Officials from the Office of the National Coordinator for Health IT even alluded to the disparity between EHR adoption and Stage 2 readiness the day before CMS revealed the numbers, although they were careful not to say so expressly. In a blog post, Matthew Swain, a program analyst for ONC's Office of Economic Analysis, Evaluation and Modeling and Erica Galvez, ONC's Interoperability and Exchange Portfolio Manager, noted that "significant work remains" in heath information exchange, and that ONC anticipated that exchange of care summaries will increase as hospitals move to the 2014 edition of certification criteria (meaning that hospitals aren't there yet).  

They also admitted that only 10 percent of hospitals could provide patients with the ability to transmit information from their medical record to a third party. A deeper dive into ONC's data reveals that only about one-fourth of hospitals have the ability to enable patients to download information from their electronic health record.

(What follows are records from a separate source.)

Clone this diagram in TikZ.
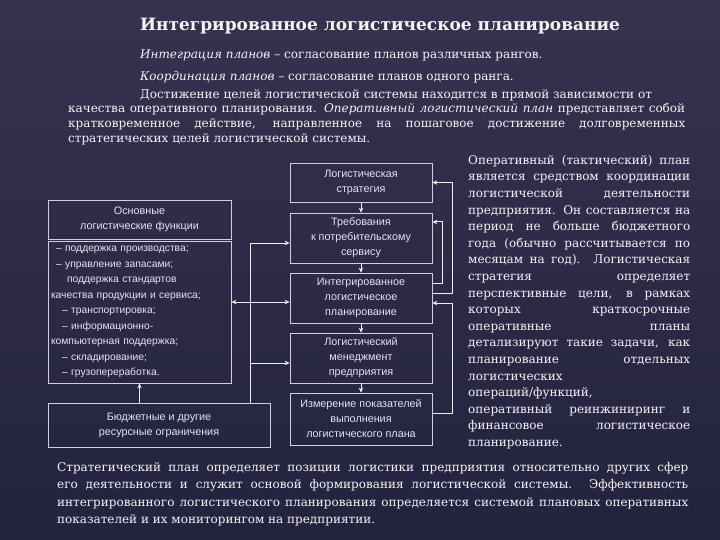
\documentclass[tikz,border=0pt]{standalone}
\usepackage{fontspec}
\setmainfont{DejaVu Serif}
\setsansfont{Liberation Sans}
\usepackage{xcolor}
\usepackage{tikz}
\usetikzlibrary{
    arrows.meta,
    positioning,
    calc
}
\definecolor{slidetop}{HTML}{36324F}
\definecolor{slidebottom}{HTML}{23233F}
\definecolor{boxline}{HTML}{D0D0DC}
\definecolor{boxtext}{HTML}{E4E4EC}
\definecolor{linkline}{HTML}{EDEDF4}
\definecolor{bodytext}{HTML}{F4F4F4}
\hyphenpenalty=10000

\begin{document}
\begin{tikzpicture}[
    x=1pt, y=-1pt,
    box/.style={rectangle, draw=boxline, line width=0.7pt, text=boxtext, align=center, inner sep=2pt, font=\fontsize{10.8}{15}\sffamily},
    body/.style={text=bodytext, inner sep=0pt, font=\fontsize{12}{14.7}\selectfont},
    arr/.style={draw=linkline, line width=1pt, -{Stealth[length=5pt, width=4.5pt]}},
    arrtwo/.style={draw=linkline, line width=1pt, {Stealth[length=5pt, width=4.5pt]}-{Stealth[length=5pt, width=4.5pt]}},
]
    % Background
    \shade[top color=slidetop, bottom color=slidebottom] (0,0) rectangle (720,540);
    \useasboundingbox (0,0) rectangle (720,540);

    % Title
    \node[body, anchor=base, font=\fontsize{17}{20}\selectfont\bfseries] (title) at (380,31) {Интегрированное логистическое планирование};

    % Definitions
    \node[body, anchor=base west] (defint) at (140,59) {\textit{Интеграция планов} – согласование планов различных рангов.};
    \node[body, anchor=base west] (defcoord) at (140,81) {\textit{Координация планов} – согласование планов одного ранга.};
    \node[body, anchor=north west, text width=617pt, align=justify] (intro) at (68,89) {\hspace*{72pt}Достижение целей логистической системы находится в прямой зависимости от\\
        качества оперативного планирования. \textit{Оперативный логистический план} представляет собой\linebreak
        кратковременное действие, направленное на пошаговое достижение долговременных\linebreak
        стратегических целей логистической системы.};

    % Centre column
    \node[box, minimum width=142pt, minimum height=39pt] (strat) at (361,182.5) {Логистическая\\стратегия};
    \node[box, minimum width=142pt, minimum height=50pt] (req) at (361,238) {Требования\\к потребительскому\\сервису};
    \node[box, minimum width=142pt, minimum height=50pt] (integ) at (361,298) {Интегрированное\\логистическое\\планирование};
    \node[box, minimum width=142pt, minimum height=50pt] (mgmt) at (361,358) {Логистический\\менеджмент\\предприятия};
    \node[box, minimum width=142pt, minimum height=52pt] (meas) at (361,419) {Измерение показателей\\выполнения\\логистического плана};

    % Left column
    \node[box, minimum width=183pt, minimum height=39pt] (funcs) at (139.5,219.5) {Основные\\логистические функции};
    \node[box, minimum width=183pt, minimum height=142pt, text width=177pt, inner xsep=3pt, align=left, font=\fontsize{10.3}{15.5}\sffamily] (funclist) at (139.5,312) {%
        \hspace*{5pt}– поддержка производства;\\
        \hspace*{5pt}– управление запасами;\\
        \hspace*{16pt}поддержка стандартов\\
        качества продукции и сервиса;\\
        \hspace*{11pt}– транспортировка;\\
        \hspace*{11pt}– информационно-\\
        компьютерная поддержка;\\
        \hspace*{11pt}– складирование;\\
        \hspace*{11pt}– грузопереработка.};
    \node[box, minimum width=222pt, minimum height=44pt] (budget) at (159,425) {Бюджетные и другие\\ресурсные ограничения};

    % Links down the centre column
    \foreach \a/\b in {strat/req, req/integ, integ/mgmt, mgmt/meas}
        \draw[arr] (\a) -- (\b);

    % Links from the left
    \coordinate (bus) at (250,243);
    \draw[arr] (budget.north -| funclist.south) -- (funclist.south);
    \draw[arr] (budget.north -| bus) -- (bus) -- (bus -| req.west);
    \draw[arr] ([yshift=-5pt]mgmt.west -| bus) -- ([yshift=-5pt]mgmt.west);
    \draw[arrtwo] ([yshift=-4pt]integ.west -| funclist.east) -- ([yshift=-4pt]integ.west);

    % Feedback on the right
    \draw[arr] ([yshift=15pt]integ.east) -- ++(10,0) |- ([yshift=16pt]req.east);
    \draw[arr] ([yshift=5pt]integ.east) -- ++(20,0) |- (strat.east);
    \draw[arr] ([yshift=6pt]meas.east) -- ++(20,0) |- ([yshift=-5pt]integ.east);

    % Right text
    \node[body, anchor=north west, text width=222pt, align=justify, font=\fontsize{12}{16.6}\selectfont] (tactic) at (468,155) {Оперативный (тактический) план\linebreak
        является средством координации\linebreak
        логистической деятельности\linebreak
        предприятия. Он составляется на\linebreak
        период не больше бюджетного\linebreak
        года (обычно рассчитывается по\linebreak
        месяцам на год). Логистическая\linebreak
        стратегия определяет\linebreak
        перспективные цели, в рамках\linebreak
        которых краткосрочные\linebreak
        оперативные планы\linebreak
        детализируют такие задачи, как\linebreak
        планирование отдельных\linebreak
        логистических\\
        операций/функций,\\
        оперативный реинжиниринг и\linebreak
        финансовое логистическое\linebreak
        планирование.};

    % Bottom text
    \node[body, anchor=north west, text width=631pt, align=justify, font=\fontsize{12}{17.5}\selectfont] (strategic) at (57,462) {Стратегический план определяет позиции логистики предприятия относительно других сфер\linebreak
        его деятельности и служит основой формирования логистической системы. Эффективность\linebreak
        интегрированного логистического планирования определяется системой плановых оперативных\linebreak
        показателей и их мониторингом на предприятии.};

\end{tikzpicture}
\end{document}
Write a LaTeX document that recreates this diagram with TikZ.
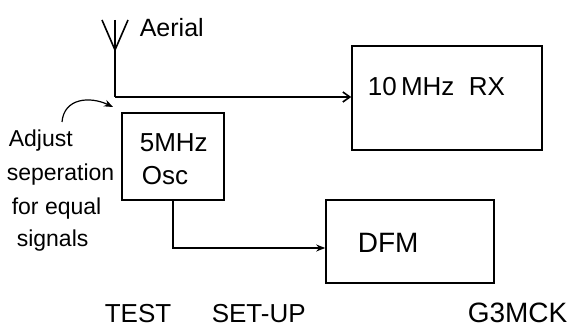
\documentclass[tikz,border=0pt]{standalone}
\usepackage{fontspec}
\setmainfont{Liberation Sans}
\usetikzlibrary{arrows.meta}
\begin{document}
\begin{tikzpicture}[x=1pt,y=-1pt,
  line width=1.6pt,
  box/.style={draw,line width=1.6pt,inner sep=0pt},
  lbl/.style={inner sep=0pt,anchor=west,font=\fontsize{26}{28}\selectfont},
  note/.style={inner sep=0pt,anchor=base west,font=\fontsize{23}{25}\selectfont},
  foot/.style={inner sep=0pt,anchor=west,font=\fontsize{26}{28}\selectfont},
  barb/.style={-{Straight Barb[length=7pt,width=10pt,line width=1.6pt]}},
  solid arrow/.style={-{Stealth[length=9pt,width=7pt]}}]
\useasboundingbox (0,0) rectangle (580,328);
% boxes
\node[box,minimum width=190pt,minimum height=104pt] (rx) at (447,98) {};
\node[box,minimum width=102pt,minimum height=87pt] (osc) at (173,156.5) {};
\node[box,minimum width=168pt,minimum height=83pt] (dfm) at (410,241.5) {};
% box labels
\node[lbl] (rxt) at (367,87) {10\,MHz\ \ RX};
\node[lbl] (osct1) at (139,143) {5MHz};
\node[lbl] (osct2) at (141,176) {Osc};
\node[lbl,font=\fontsize{28}{30}\selectfont] (dfmt) at (357,243) {DFM};
% aerial
\coordinate (mtop) at (115,20);
\coordinate (mbot) at (115,97);
\coordinate (la) at (102,20);
\coordinate (ra) at (128,20);
\coordinate (vtip) at (115,50);
\draw (mtop) -- (mbot);
\draw (la) -- (vtip) -- (ra);
\node[lbl,font=\fontsize{25}{27}\selectfont] (aer) at (139,28) {Aerial};
\draw[barb] (mbot) -- (mbot -| rx.west);
% osc to dfm
\coordinate (c2) at (173,248);
\draw[solid arrow] (osc.south) -- (c2) -- (c2 -| dfm.west);
% note
\node[note] (n1) at (8,147) {Adjust};
\node[note] (n2) at (6,181) {seperation};
\node[note] (n3) at (11,215) {for equal};
\node[note] (n4) at (16,247) {signals};
\coordinate (cs) at (62,122);
\coordinate (ce) at (113,107);
\draw[solid arrow,line width=1.2pt] (cs) .. controls (64,98) and (90,96) .. (ce);
% footer
\node[foot] (t1) at (104,314) {TEST};
\node[foot] (t2) at (211,314) {SET-UP};
\node[foot,font=\fontsize{28}{30}\selectfont] (t3) at (467,313) {G3MCK};
\end{tikzpicture}
\end{document}
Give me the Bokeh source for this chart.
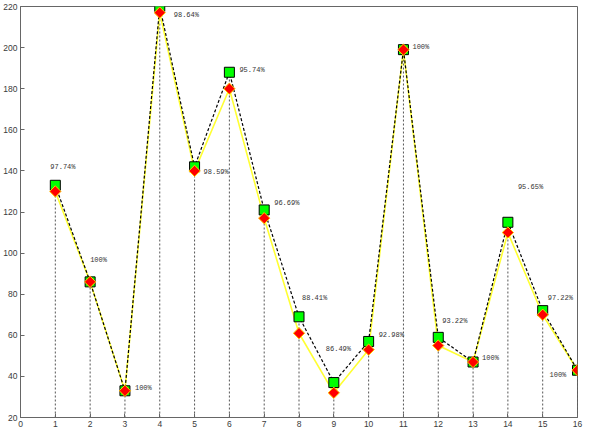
import numpy as np
from bokeh.plotting import figure
from bokeh.models import ColumnDataSource, FixedTicker, Range1d
from bokeh.core.properties import value
from bokeh.embed import file_html
from bokeh.resources import INLINE

# ---- data ----
x_vals = list(range(1, 17))
green_vals = [133, 86, 33, 220, 142, 188, 121, 69, 37, 57, 199, 59, 47, 115, 72, 43]
red_vals = [130, 86, 33, 217, 140, 180, 117, 61, 32, 53, 199, 55, 47, 110, 70, 43]
pct_labels = ["97.74%", "100%", "100%", "98.64%", "98.59%", "95.74%", "96.69%", "88.41%",
              "86.49%", "92.98%", "100%", "93.22%", "100%", "95.65%", "97.22%", "100%"]
x_ticks = list(range(0, 17))
y_ticks = list(range(20, 221, 20))

# label placement (screen pixels, relative to the green marker)
label_dx = [-5, 0, 10, 14, 9, 10, 10, 3, -8, 10, 9, 4, 9, 10, 5, -28]
label_dy = [-18, -22, -3, 8, 5, -2, -7, -19, -34, -6, -3, -16, -4, -35, -13, 5]

baseline = y_ticks[0]

src = ColumnDataSource(dict(x=x_vals, g=green_vals, r=red_vals, base=[baseline] * len(x_vals),
                            lab=pct_labels, dx=label_dx, dy=label_dy))

p = figure(width=584, height=429, output_backend="svg", toolbar_location=None,
           x_range=Range1d(x_ticks[0], x_ticks[-1]), y_range=Range1d(y_ticks[0], y_ticks[-1]),
           min_border_left=14, min_border_right=7, min_border_top=6, min_border_bottom=4)
p.background_fill_color = "white"
p.border_fill_color = "white"
p.outline_line_color = "#666666"
p.outline_line_width = 1
p.xgrid.visible = False
p.ygrid.visible = False

for ax in (p.xaxis[0], p.yaxis[0]):
    ax.axis_line_color = "#666666"
    ax.major_tick_line_color = "#666666"
    ax.major_tick_in = 4
    ax.major_tick_out = 0
    ax.minor_tick_line_color = None
    ax.major_label_text_font = "Liberation Sans"
    ax.major_label_text_font_size = "8.5px"
    ax.major_label_text_color = "#3a3a3a"
    ax.major_label_standoff = 3
p.xaxis.ticker = FixedTicker(ticks=x_ticks)
p.yaxis.ticker = FixedTicker(ticks=y_ticks)

# stems
p.segment(x0="x", y0="base", x1="x", y1="g", source=src, line_color="#555555",
          line_width=1, line_dash="2 2")
# lines
p.line("x", "r", source=src, line_color="#ffff33", line_width=1.6)
p.line("x", "g", source=src, line_color="black", line_width=1.2, line_dash="3 2")
# markers
p.scatter("x", "g", source=src, marker="square", size=10, fill_color="#00ff00",
          line_color="black", line_width=1)
p.scatter("x", "r", source=src, marker="square", angle=np.pi / 4, size=8,
          fill_color="#ff0000", line_color="#ffcc00", line_width=1)

# percent labels
p.text("x", "g", text="lab", source=src, x_offset="dx", y_offset="dy",
       text_font=value("Liberation Mono"), text_font_size="7px", text_color="#333333",
       text_align="left", text_baseline="middle")

open("out.html", "w").write(file_html(p, INLINE))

These are fundamental tenets of Stage 2.   

It doesn't really matter who's to blame. In part, it's the vendor community, which, even with good intentions, just couldn't meet the timeline. In part, it's the providers, who could have prepared more, adopted earlier and had a better attitude. And in large part, it's the government, which--unless Stage 2 gains momentum--has inadvertently set providers up to fail.

That's a loss not only of Meaningful Use incentives, but Medicare reimbursement revenue.

What should be done now? Sit back and hope for a surge in attestation in the latter part of the reporting period? Or does the industry need to be bailed out with another quick fix, like the delay of ICD-10?

Either way, some providers will be penalized, the decision will be politicized and controversial, and some of the big issues--like EHRs and patient safety--will be left unaddressed.